Journalists nationwide have been closely watching the Sarah Palin vs New York Times libel lawsuit in New York, worried about the shockwaves a finding in favor of Palin would case in the media. But, everyone can calm down now, because after a week of testimony - including by Sarah Palin herself - the judge has determined that she did not meet the legal standard required to show that the newspaper actually acted with "malice" when they published a 2017 editorial that included a claim about her that she felt was libelous.
The Washington Post reports that Judge Rakoff "told the lawyers involved in the case that he will formally issue his ruling after a jury that has been deliberating since Friday returns its decision." He acknowledged that he expects the decision to be appealed. But do not completely congratulate Rakoff. He was extremely critical of the Times' error, which was a compilation of "phrases within a larger essay that inaccurately suggested a link of “incitement” between the crosshairs that her political action committee imprinted on a congressional map and a 2011 mass shooting in Tucson."
Even though he felt strongly about the New York Times' error, he told the parties that "the law sets a very high standard for actual malice, and in this case the court finds that that standard has not been met.” Palin's team felt that Bennet, then editorial page editor, knew that certain statements in the editorial were false. The judge disagreed.

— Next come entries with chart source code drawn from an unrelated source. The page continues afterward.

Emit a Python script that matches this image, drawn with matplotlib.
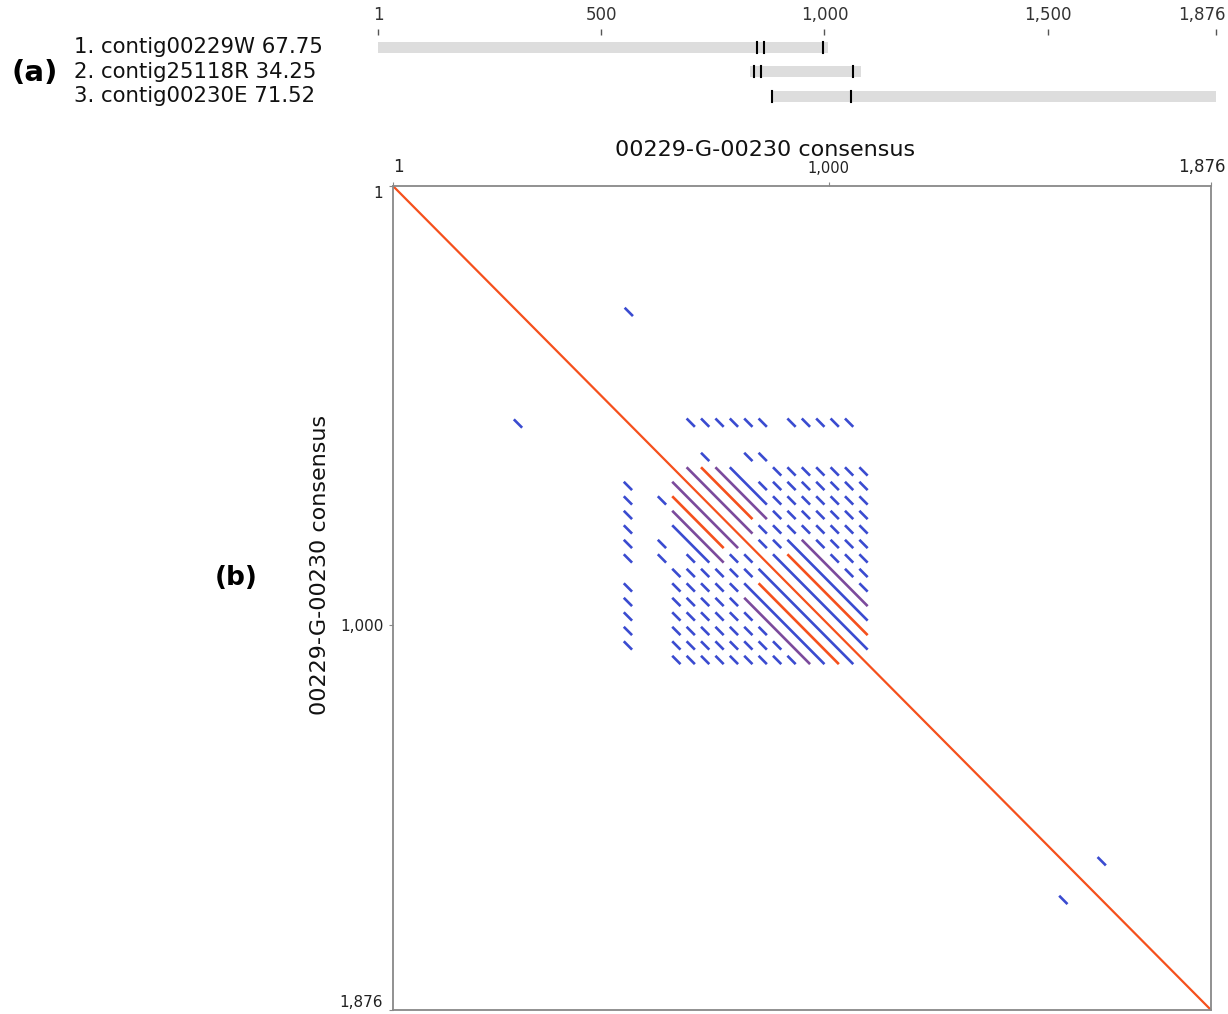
import matplotlib.pyplot as plt
from matplotlib.transforms import ScaledTranslation

# ---- panel (a): contig layout ----
contig_labels = ["1. contig00229W 67.75", "2. contig25118R 34.25", "3. contig00230E 71.52"]
contig_start = [1, 833, 880]
contig_end = [1008, 1081, 1876]
contig_marks = [[849, 864, 996], [842, 858, 1064], [882, 1059]]
top_ticks = [1, 500, 1000, 1500, 1876]
top_tick_labels = ["1", "500", "1,000", "1,500", "1,876"]

# ---- panel (b): self dot plot of the consensus ----
seq_len = 1876
plot_title = "00229-G-00230 consensus"
b_ticks = [1, 1000, 1876]
b_tick_labels = ["1", "1,000", "1,876"]

# repeat unit starts inside the tandem-repeat block
unit_starts = [608, 641, 674, 707, 740, 773, 806, 839, 872, 905, 938, 971, 1004, 1037, 1070]
dash_len = 19
# outlying copy that matches some of the block units
outer_start = 530
outer_hits = [2, 3, 4, 5, 6, 7, 9, 10, 11, 12, 13]
# isolated short hits (x, y) - mirrored
iso_x = [532, 1528]
iso_y = [278, 1616]
# long runs in the upper triangle: (offset in units, first row, last row, colour key)
long_runs = [(1, 1, 5, "p"), (2, 1, 4, "r"), (3, 1, 4, "p"), (4, 1, 3, "b"),
             (1, 7, 13, "b"), (2, 7, 12, "r"), (3, 6, 11, "b"), (4, 6, 10, "p")]
# first block row only hits a few units
row0_hits = [3, 6, 7]
# other upper-triangle cells with no hit (row, col)
empty_cells = [(1, 6), (1, 7)]

colors = {"b": "#3a4bd0", "p": "#7b4a9c", "r": "#f5501c"}
main_red = "#f5501c"

fig = plt.figure(figsize=(12.28, 10.14), dpi=100)

ax_a = fig.add_axes([378 / 1228, 1 - 108.5 / 1014, 838 / 1228, 73.5 / 1014])
for i in range(len(contig_labels)):
    ax_a.barh(i + 0.5, contig_end[i] - contig_start[i], left=contig_start[i],
              height=0.45, color="#dddddd")
    for m in contig_marks[i]:
        ax_a.plot([m, m], [i + 0.27, i + 0.73], color="black", lw=1.5)
ax_a.set_xlim(1, seq_len)
ax_a.set_ylim(3, 0)
for s in ax_a.spines.values():
    s.set_visible(False)
ax_a.set_yticks([])
ax_a.xaxis.tick_top()
ax_a.set_xticks(top_ticks)
ax_a.set_xticklabels(top_tick_labels, fontsize=12, color="#333333")
ax_a.tick_params(axis="x", length=4, width=1, color="#555555", pad=4)
last = ax_a.get_xticklabels()[-1]
last.set_ha("right")
last.set_transform(last.get_transform() + ScaledTranslation(0.1, 0, fig.dpi_scale_trans))

fig.text(58 / 1228, 1 - 73 / 1014, "(a)", fontsize=21, fontweight="bold",
         ha="right", va="center")
for i, lab in enumerate(contig_labels):
    fig.text(74 / 1228, 1 - (47 + 24.5 * i) / 1014, lab, fontsize=15.3,
             ha="left", va="center", color="#111111")

# panel b
ax_b = fig.add_axes([393 / 1228, 1 - 1010 / 1014, 818 / 1228, 824 / 1014])
ax_b.set_xlim(1, seq_len)
ax_b.set_ylim(seq_len, 1)


def seg(x0, y0, n, c, lw=1.9):
    ax_b.plot([x0, x0 + n], [y0, y0 + n], color=c, lw=lw, solid_capstyle="butt")
    ax_b.plot([y0, y0 + n], [x0, x0 + n], color=c, lw=lw, solid_capstyle="butt")


nu = len(unit_starts)
covered = set(empty_cells)
covered.update((0, col) for col in range(1, nu) if col not in row0_hits)
for d, a, b, c in long_runs:
    for r in range(a, b + 1):
        covered.add((r, r + d))
for r in range(nu):
    for col in range(r + 1, nu):
        if (r, col) not in covered:
            seg(unit_starts[col], unit_starts[r], dash_len, colors["b"])
for d, a, b, c in long_runs:
    x0 = unit_starts[a + d]
    y0 = unit_starts[a]
    n = unit_starts[b] + dash_len - y0
    seg(x0, y0, n, colors[c])

for k in outer_hits:
    seg(unit_starts[k], outer_start, dash_len, colors["b"])
for x, y in zip(iso_x, iso_y):
    seg(x, y, dash_len, colors["b"])

ax_b.plot([1, seq_len], [1, seq_len], color=main_red, lw=1.6)

for s in ax_b.spines.values():
    s.set_color("#888888")
    s.set_linewidth(1.3)
ax_b.xaxis.tick_top()
ax_b.set_xticks(b_ticks)
ax_b.set_xticklabels(b_tick_labels, fontsize=11, color="#222222")
ax_b.set_yticks(b_ticks)
ax_b.set_yticklabels(b_tick_labels, fontsize=11, color="#222222")
ax_b.tick_params(length=3, color="#888888", pad=4)
ylabs = ax_b.get_yticklabels()
ylabs[0].set_va("top")
ylabs[-1].set_va("bottom")
xlabs = ax_b.get_xticklabels()
xlabs[0].set_ha("left")
xlabs[0].set_fontsize(12)
xlabs[1].set_fontsize(10.5)
xlabs[-1].set_fontsize(12)
xlabs[-1].set_ha("right")
xlabs[-1].set_transform(xlabs[-1].get_transform() + ScaledTranslation(0.15, 0, fig.dpi_scale_trans))

fig.text(765 / 1228, 1 - 150 / 1014, plot_title, fontsize=16, ha="center",
         va="center", color="#111111")
fig.text(320 / 1228, 1 - 565 / 1014, plot_title, fontsize=16, ha="center",
         va="center", rotation=90, color="#111111")

fig.text(258 / 1228, 1 - 578 / 1014, "(b)", fontsize=19, fontweight="bold",
         ha="right", va="center")

fig.savefig("out.png", dpi=100)
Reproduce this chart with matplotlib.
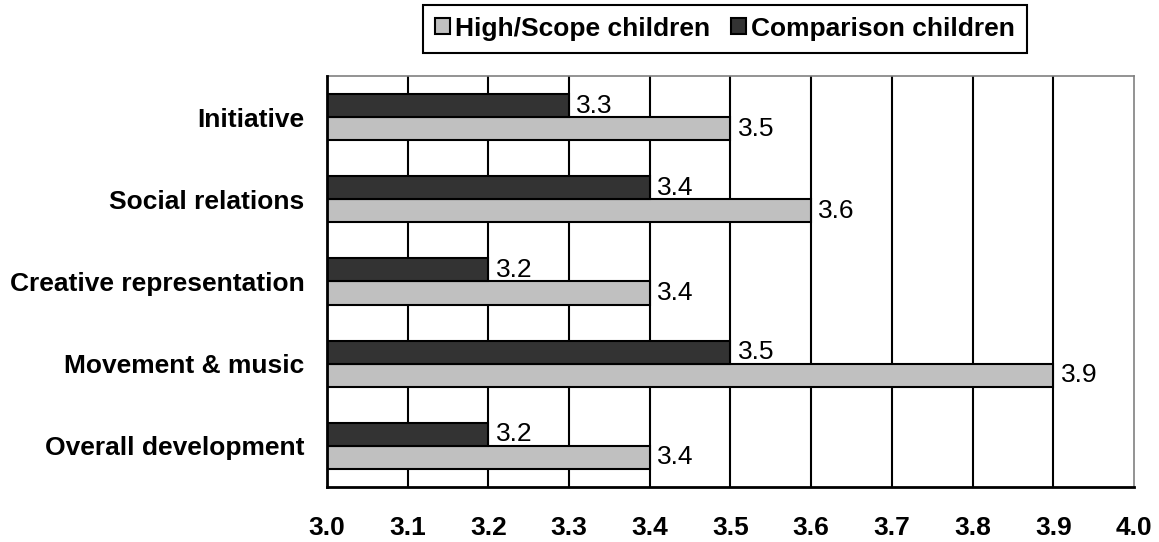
import numpy as np
import matplotlib.pyplot as plt

plt.rcParams["font.family"] = ["Liberation Sans", "DejaVu Sans"]

# ----------------------
# DATA
# ----------------------
categories = ["Initiative", "Social relations", "Creative representation",
              "Movement & music", "Overall development"]
highscope = [3.5, 3.6, 3.4, 3.9, 3.4]
comparison = [3.3, 3.4, 3.2, 3.5, 3.2]
x_ticks = [3.0, 3.1, 3.2, 3.3, 3.4, 3.5, 3.6, 3.7, 3.8, 3.9, 4.0]

LIGHT = "#c0c0c0"
DARK = "#333333"
BASE = 3.0
FS = 19

fig = plt.figure(figsize=(11.59, 5.42), dpi=100)
ax = fig.add_axes([0.2821, 0.1015, 0.6963, 0.7583])

y = np.arange(len(categories))
h = 0.28

# vertical gridlines
for t in x_ticks[1:-1]:
    ax.axvline(t, color="black", lw=1.5, zorder=1)

b_hs = ax.barh(y + h / 2, np.array(highscope) - BASE, left=BASE, height=h,
               color=LIGHT, edgecolor="black", linewidth=1.5, zorder=3,
               label="High/Scope children")
b_cmp = ax.barh(y - h / 2, np.array(comparison) - BASE, left=BASE, height=h,
                color=DARK, edgecolor="black", linewidth=1.5, zorder=3,
                label="Comparison children")

for yy, v in zip(y, highscope):
    ax.text(v + 0.009, yy + h / 2, f"{v:.1f}", va="center", ha="left",
            fontsize=FS, zorder=4)
for yy, v in zip(y, comparison):
    ax.text(v + 0.009, yy - h / 2, f"{v:.1f}", va="center", ha="left",
            fontsize=FS, zorder=4)

ax.set_xlim(3.0, 4.0)
ax.set_ylim(len(categories) - 0.5, -0.5)
ax.set_xticks(x_ticks)
ax.set_xticklabels([f"{t:.1f}" for t in x_ticks], fontsize=FS, fontweight="bold")
ax.set_yticks(y)
ax.set_yticklabels(categories, fontsize=FS, fontweight="bold")
ax.tick_params(axis="x", length=0, pad=21)
ax.tick_params(axis="y", length=0, pad=16)

for side in ["left", "bottom"]:
    ax.spines[side].set_color("black")
    ax.spines[side].set_linewidth(2)
    ax.spines[side].set_zorder(5)
for side in ["top", "right"]:
    ax.spines[side].set_color("#808080")
    ax.spines[side].set_linewidth(1.2)

leg = fig.legend(handles=[b_hs, b_cmp], loc="center", bbox_to_anchor=(0.6255, 0.947),
                 ncol=2, prop={"weight": "bold", "size": FS},
                 handlelength=0.55, handleheight=0.55, handletextpad=0.2,
                 columnspacing=0.8, borderpad=0.45, fancybox=False,
                 edgecolor="black", framealpha=1)
leg.get_frame().set_linewidth(1.5)

fig.savefig("out.png", dpi=100)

The case was a shocking one to even have made it onto a docket in any United States courtroom. It was the first libel lawsuit against the New York Times to actually go trial in almost 20 years. The lawsuit was first filed in 2017 after an editorial called "America’s Lethal Politics” written shortly after the shooting of GOP lawmakers at a baseball field in Alexandria, VA. The editorial talked passionately about gun ownership and toxic political discourse and "made a connection between the Alexandria shooting and a 2011 attack at a Tucson shopping center that left then-Rep. Gabrielle Giffords (D-Ariz.) gravely wounded and six other people dead." It then made a link to Sarah Palin, stating that “Before the shooting, Sarah Palin’s political action committee circulated a map of targeted electoral districts that put Ms. Giffords and 19 other Democrats under stylized crosshairs.”
But investigators never found a link between Palin's map and Giffords shooting. The Times corrected the error quickly, but not fast enough for Sarah Palin. Her initial filing was dismissed by the same judge, but an appellate court reversed his finding and it came right back to his docket...only to be dismissed now.
The Times celebrated the ruling, with a spokeswoman saying: “It is a reaffirmation of a fundamental tenet of American law: public figures should not be permitted to use libel suits to punish or intimidate news organizations that make, acknowledge and swiftly correct unintentional errors."
Meanwhile, the jury has actually not come back with a verdict.